[Task description] Restate the full listing word for word and leave the pictures out.

.....

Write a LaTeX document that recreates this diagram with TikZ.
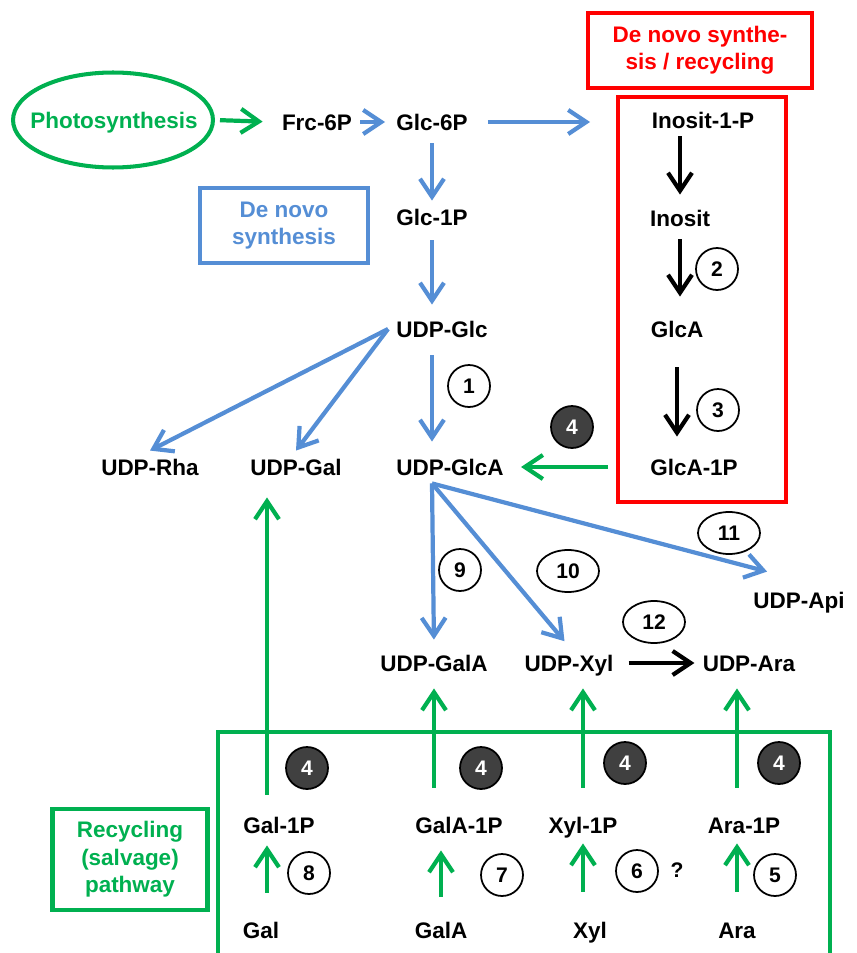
\documentclass[tikz,border=0pt]{standalone}
\usepackage{fontspec}
\setmainfont{Liberation Sans}
\usetikzlibrary{arrows.meta, positioning, shapes.geometric}
\definecolor{pblue}{RGB}{85,142,213}
\definecolor{pgreen}{RGB}{0,176,80}
\definecolor{pred}{RGB}{255,0,0}
\definecolor{pdark}{RGB}{64,64,64}
\newcommand\metfont{\bfseries\fontsize{12.8}{15.6}\selectfont}
\newcommand\enzfont{\bfseries\fontsize{12}{14}\selectfont}

\begin{document}
\begin{tikzpicture}[
  x=0.02cm, y=-0.02cm,
  met/.style  = {font=\metfont, inner sep=0.16cm,
                 text height=9.2pt, text depth=0pt},
  lbl/.style  = {rectangle, draw=#1, text=#1, line width=2.3pt,
                 align=center, font=\metfont},
  enz/.style  = {circle, draw, line width=1pt, minimum size=0.84cm,
                 inner sep=0pt, font=\enzfont},
  enzo/.style = {ellipse, draw, line width=1pt, minimum width=1.24cm,
                 minimum height=0.84cm, inner sep=0pt, font=\enzfont},
  kin/.style  = {enz, draw=black, fill=pdark, text=white},
  arr/.style  = {-{Straight Barb[length=0.36cm, width=0.48cm]},
                 line width=2.4pt, #1},
]
\useasboundingbox (0,0) rectangle (856,953);
% Photosynthesis and hexose phosphates
\node[met, text=pgreen] (photo) at (114,120) {Photosynthesis};
\node[ellipse, draw=pgreen, line width=2.3pt, minimum width=4cm,
      minimum height=1.9cm, inner sep=0pt] (photoring) at (113,120) {};
\node[met] (frc)   at (317,122) {Frc-6P};
\node[met] (glc6p) at (432,122) {Glc-6P};
\node[met] (glc1p) at (432,217) {Glc-1P};
\node[met] (udpglc)  at (442,329) {UDP-Glc};
\node[met] (udpglca) at (450,467) {UDP-GlcA};
\node[met] (udprha)  at (150,467) {UDP-Rha};
\node[met] (udpgal)  at (296,467) {UDP-Gal};
% Inositol route
\node[met] (inosit1p) at (703,120) {Inosit-1-P};
\node[met] (inosit)   at (680,218) {Inosit};
\node[met] (glca)     at (677,329) {GlcA};
\node[met] (glca1p)   at (694,467) {GlcA-1P};
% Products of UDP-GlcA
\node[met] (udpgala) at (434,663) {UDP-GalA};
\node[met] (udpxyl)  at (569,663) {UDP-Xyl};
\node[met] (udpara)  at (749,663) {UDP-Ara};
\node[met] (udpapi)  at (799,600) {UDP-Api};
% Salvage row
\node[met] (gal1p)  at (279,825) {Gal-1P};
\node[met] (gala1p) at (459,825) {GalA-1P};
\node[met] (xyl1p)  at (583,825) {Xyl-1P};
\node[met] (ara1p)  at (744,825) {Ara-1P};
\node[met] (gal)  at (261,930) {Gal};
\node[met] (gala) at (441,930) {GalA};
\node[met] (xyl)  at (590,930) {Xyl};
\node[met] (ara)  at (737,930) {Ara};
% Labels and frames
\node[lbl=pblue, minimum width=3.36cm, minimum height=1.5cm]
      (denovo) at (284,225.5) {De novo\\synthesis};
\node[lbl=pred, minimum width=4.48cm, minimum height=1.5cm]
      (redtitle) at (700,50.5) {De novo synthe-\\sis / recycling};
\node[draw=pred, line width=2.3pt, minimum width=3.36cm,
      minimum height=8.1cm] (ibox) at (702,299.5) {};
\node[lbl=pgreen, minimum width=3.1cm, minimum height=2.02cm]
      (salvage) at (130,859.5) {Recycling\\(salvage)\\pathway};
\coordinate (framesw) at (218,953);
\coordinate (framese) at (830,953);
\draw[pgreen, line width=2.3pt] (framesw) |- (830,732) -- (framese);
% Enzymes
\node[enz]  (e1)  at (469,386) {1};
\node[enz]  (e2)  at (717,269) {2};
\node[enz]  (e3)  at (718,410) {3};
\node[kin]  (e4a) at (572,427) {4};
\node[enz]  (e9)  at (460,570) {9};
\node[enzo] (e10) at (568,571) {10};
\node[enzo] (e11) at (729,533) {11};
\node[enzo] (e12) at (654,622) {12};
\node[kin]  (e4b) at (307,768) {4};
\node[kin]  (e4c) at (481,768) {4};
\node[kin]  (e4d) at (625,763) {4};
\node[kin]  (e4e) at (779,763) {4};
\node[enz]  (e8)  at (309,873) {8};
\node[enz]  (e7)  at (502,875) {7};
\node[enz]  (e6)  at (637,871) {6};
\node[enz]  (e5)  at (775,875) {5};
\node[font=\enzfont] (unsure) at (677,870) {?};
% Arrows: de novo part
\draw[arr=pgreen, shorten <=0.1cm, shorten >=0.22cm] (photoring.east) -- (frc.west);
\draw[arr=pblue, shorten >=0.06cm] (frc) -- (glc6p);
\draw[arr=pblue, shorten <=0.24cm, shorten >=0.52cm] (glc6p.east) -- (glc6p.east -| ibox.west);
\draw[arr=pblue, shorten <=0.1cm] (glc6p.south) -- (glc1p.north);
\draw[arr=pblue, shorten <=0.14cm, shorten >=0.16cm] (glc1p.south) -- (glc1p.south |- udpglc.north);
\draw[arr=pblue, shorten <=0.2cm, shorten >=0.18cm] (udpglc.south -| glc1p) -- (udpglca.north -| glc1p);
\draw[arr=pblue] (udpglc.west) -- (udprha.north);
\draw[arr=pblue] (udpglc.west) -- (udpgal.north);
% Arrows: inositol route
\draw[arr=black, shorten >=0.14cm] (inosit1p.south -| inosit) -- (inosit.north);
\draw[arr=black, shorten <=0.1cm, shorten >=0.32cm] (inosit.south) -- (inosit.south |- glca.north);
\draw[arr=black, shorten <=0.44cm, shorten >=0.28cm] (glca.south) -- (glca.south |- glca1p.north);
\draw[arr=pgreen, shorten <=0.16cm, shorten >=0.18cm] (ibox.west |- glca1p) -- (udpglca.east);
% Arrows: from UDP-GlcA
\coordinate (fan) at (udpglca.south -| glc1p);
\draw[arr=pblue, shorten >=0.14cm] (fan) -- (udpgala.north);
\draw[arr=pblue, shorten >=0.14cm] (fan) -- (udpxyl.north);
\draw[arr=pblue] (fan) -- ([shift={(22,-12)}]udpapi.north west);
\draw[arr=black, shorten <=0.14cm] (udpxyl) -- (udpara);
% Arrows: salvage
\draw[arr=pgreen, shorten <=0.28cm, shorten >=0.28cm] ([xshift=0.12cm]gal.north |- gal1p.north) -- ([xshift=0.12cm]gal.north |- udpgal.south);
\draw[arr=pgreen, shorten <=0.42cm, shorten >=0.08cm] ([xshift=0.12cm]gal.north) -- ([xshift=0.12cm]gal.north |- gal1p.south);
\draw[arr=pgreen, shorten <=0.42cm, shorten >=0.18cm] (gala1p.north -| udpgala) -- (udpgala.south);
\draw[arr=pgreen, shorten <=0.34cm, shorten >=0.18cm] (gala.north) -- (gala.north |- gala1p.south);
\draw[arr=pgreen, shorten <=0.42cm, shorten >=0.18cm] (xyl1p.north) -- (xyl1p.north |- udpxyl.south);
\draw[arr=pgreen, shorten <=0.44cm, shorten >=0.04cm] (xyl.north -| xyl1p) -- (xyl1p.south);
\draw[arr=pgreen, shorten <=0.42cm, shorten >=0.18cm] (ara1p.north -| ara) -- (udpara.south -| ara);
\draw[arr=pgreen, shorten <=0.44cm, shorten >=0.04cm] (ara.north) -- (ara.north |- ara1p.south);
\end{tikzpicture}
\end{document}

.....

[Exercise result]
Write a LaTeX document that recreates this diagram with TikZ.
\documentclass[tikz,border=0pt]{standalone}
\usepackage{fontspec}
\setmainfont{Liberation Sans}
\usetikzlibrary{arrows.meta, positioning, shapes.geometric}
\definecolor{pblue}{RGB}{85,142,213}
\definecolor{pgreen}{RGB}{0,176,80}
\definecolor{pred}{RGB}{255,0,0}
\definecolor{pdark}{RGB}{64,64,64}
\newcommand\metfont{\bfseries\fontsize{12.8}{15.6}\selectfont}
\newcommand\enzfont{\bfseries\fontsize{12}{14}\selectfont}

\begin{document}
\begin{tikzpicture}[
  x=0.02cm, y=-0.02cm,
  met/.style  = {font=\metfont, inner sep=0.16cm,
                 text height=9.2pt, text depth=0pt},
  lbl/.style  = {rectangle, draw=#1, text=#1, line width=2.3pt,
                 align=center, font=\metfont},
  enz/.style  = {circle, draw, line width=1pt, minimum size=0.84cm,
                 inner sep=0pt, font=\enzfont},
  enzo/.style = {ellipse, draw, line width=1pt, minimum width=1.24cm,
                 minimum height=0.84cm, inner sep=0pt, font=\enzfont},
  kin/.style  = {enz, draw=black, fill=pdark, text=white},
  arr/.style  = {-{Straight Barb[length=0.36cm, width=0.48cm]},
                 line width=2.4pt, #1},
]
\useasboundingbox (0,0) rectangle (856,953);
% Photosynthesis and hexose phosphates
\node[met, text=pgreen] (photo) at (114,120) {Photosynthesis};
\node[ellipse, draw=pgreen, line width=2.3pt, minimum width=4cm,
      minimum height=1.9cm, inner sep=0pt] (photoring) at (113,120) {};
\node[met] (frc)   at (317,122) {Frc-6P};
\node[met] (glc6p) at (432,122) {Glc-6P};
\node[met] (glc1p) at (432,217) {Glc-1P};
\node[met] (udpglc)  at (442,329) {UDP-Glc};
\node[met] (udpglca) at (450,467) {UDP-GlcA};
\node[met] (udprha)  at (150,467) {UDP-Rha};
\node[met] (udpgal)  at (296,467) {UDP-Gal};
% Inositol route
\node[met] (inosit1p) at (703,120) {Inosit-1-P};
\node[met] (inosit)   at (680,218) {Inosit};
\node[met] (glca)     at (677,329) {GlcA};
\node[met] (glca1p)   at (694,467) {GlcA-1P};
% Products of UDP-GlcA
\node[met] (udpgala) at (434,663) {UDP-GalA};
\node[met] (udpxyl)  at (569,663) {UDP-Xyl};
\node[met] (udpara)  at (749,663) {UDP-Ara};
\node[met] (udpapi)  at (799,600) {UDP-Api};
% Salvage row
\node[met] (gal1p)  at (279,825) {Gal-1P};
\node[met] (gala1p) at (459,825) {GalA-1P};
\node[met] (xyl1p)  at (583,825) {Xyl-1P};
\node[met] (ara1p)  at (744,825) {Ara-1P};
\node[met] (gal)  at (261,930) {Gal};
\node[met] (gala) at (441,930) {GalA};
\node[met] (xyl)  at (590,930) {Xyl};
\node[met] (ara)  at (737,930) {Ara};
% Labels and frames
\node[lbl=pblue, minimum width=3.36cm, minimum height=1.5cm]
      (denovo) at (284,225.5) {De novo\\synthesis};
\node[lbl=pred, minimum width=4.48cm, minimum height=1.5cm]
      (redtitle) at (700,50.5) {De novo synthe-\\sis / recycling};
\node[draw=pred, line width=2.3pt, minimum width=3.36cm,
      minimum height=8.1cm] (ibox) at (702,299.5) {};
\node[lbl=pgreen, minimum width=3.1cm, minimum height=2.02cm]
      (salvage) at (130,859.5) {Recycling\\(salvage)\\pathway};
\coordinate (framesw) at (218,953);
\coordinate (framese) at (830,953);
\draw[pgreen, line width=2.3pt] (framesw) |- (830,732) -- (framese);
% Enzymes
\node[enz]  (e1)  at (469,386) {1};
\node[enz]  (e2)  at (717,269) {2};
\node[enz]  (e3)  at (718,410) {3};
\node[kin]  (e4a) at (572,427) {4};
\node[enz]  (e9)  at (460,570) {9};
\node[enzo] (e10) at (568,571) {10};
\node[enzo] (e11) at (729,533) {11};
\node[enzo] (e12) at (654,622) {12};
\node[kin]  (e4b) at (307,768) {4};
\node[kin]  (e4c) at (481,768) {4};
\node[kin]  (e4d) at (625,763) {4};
\node[kin]  (e4e) at (779,763) {4};
\node[enz]  (e8)  at (309,873) {8};
\node[enz]  (e7)  at (502,875) {7};
\node[enz]  (e6)  at (637,871) {6};
\node[enz]  (e5)  at (775,875) {5};
\node[font=\enzfont] (unsure) at (677,870) {?};
% Arrows: de novo part
\draw[arr=pgreen, shorten <=0.1cm, shorten >=0.22cm] (photoring.east) -- (frc.west);
\draw[arr=pblue, shorten >=0.06cm] (frc) -- (glc6p);
\draw[arr=pblue, shorten <=0.24cm, shorten >=0.52cm] (glc6p.east) -- (glc6p.east -| ibox.west);
\draw[arr=pblue, shorten <=0.1cm] (glc6p.south) -- (glc1p.north);
\draw[arr=pblue, shorten <=0.14cm, shorten >=0.16cm] (glc1p.south) -- (glc1p.south |- udpglc.north);
\draw[arr=pblue, shorten <=0.2cm, shorten >=0.18cm] (udpglc.south -| glc1p) -- (udpglca.north -| glc1p);
\draw[arr=pblue] (udpglc.west) -- (udprha.north);
\draw[arr=pblue] (udpglc.west) -- (udpgal.north);
% Arrows: inositol route
\draw[arr=black, shorten >=0.14cm] (inosit1p.south -| inosit) -- (inosit.north);
\draw[arr=black, shorten <=0.1cm, shorten >=0.32cm] (inosit.south) -- (inosit.south |- glca.north);
\draw[arr=black, shorten <=0.44cm, shorten >=0.28cm] (glca.south) -- (glca.south |- glca1p.north);
\draw[arr=pgreen, shorten <=0.16cm, shorten >=0.18cm] (ibox.west |- glca1p) -- (udpglca.east);
% Arrows: from UDP-GlcA
\coordinate (fan) at (udpglca.south -| glc1p);
\draw[arr=pblue, shorten >=0.14cm] (fan) -- (udpgala.north);
\draw[arr=pblue, shorten >=0.14cm] (fan) -- (udpxyl.north);
\draw[arr=pblue] (fan) -- ([shift={(22,-12)}]udpapi.north west);
\draw[arr=black, shorten <=0.14cm] (udpxyl) -- (udpara);
% Arrows: salvage
\draw[arr=pgreen, shorten <=0.28cm, shorten >=0.28cm] ([xshift=0.12cm]gal.north |- gal1p.north) -- ([xshift=0.12cm]gal.north |- udpgal.south);
\draw[arr=pgreen, shorten <=0.42cm, shorten >=0.08cm] ([xshift=0.12cm]gal.north) -- ([xshift=0.12cm]gal.north |- gal1p.south);
\draw[arr=pgreen, shorten <=0.42cm, shorten >=0.18cm] (gala1p.north -| udpgala) -- (udpgala.south);
\draw[arr=pgreen, shorten <=0.34cm, shorten >=0.18cm] (gala.north) -- (gala.north |- gala1p.south);
\draw[arr=pgreen, shorten <=0.42cm, shorten >=0.18cm] (xyl1p.north) -- (xyl1p.north |- udpxyl.south);
\draw[arr=pgreen, shorten <=0.44cm, shorten >=0.04cm] (xyl.north -| xyl1p) -- (xyl1p.south);
\draw[arr=pgreen, shorten <=0.42cm, shorten >=0.18cm] (ara1p.north -| ara) -- (udpara.south -| ara);
\draw[arr=pgreen, shorten <=0.44cm, shorten >=0.04cm] (ara.north) -- (ara.north |- ara1p.south);
\end{tikzpicture}
\end{document}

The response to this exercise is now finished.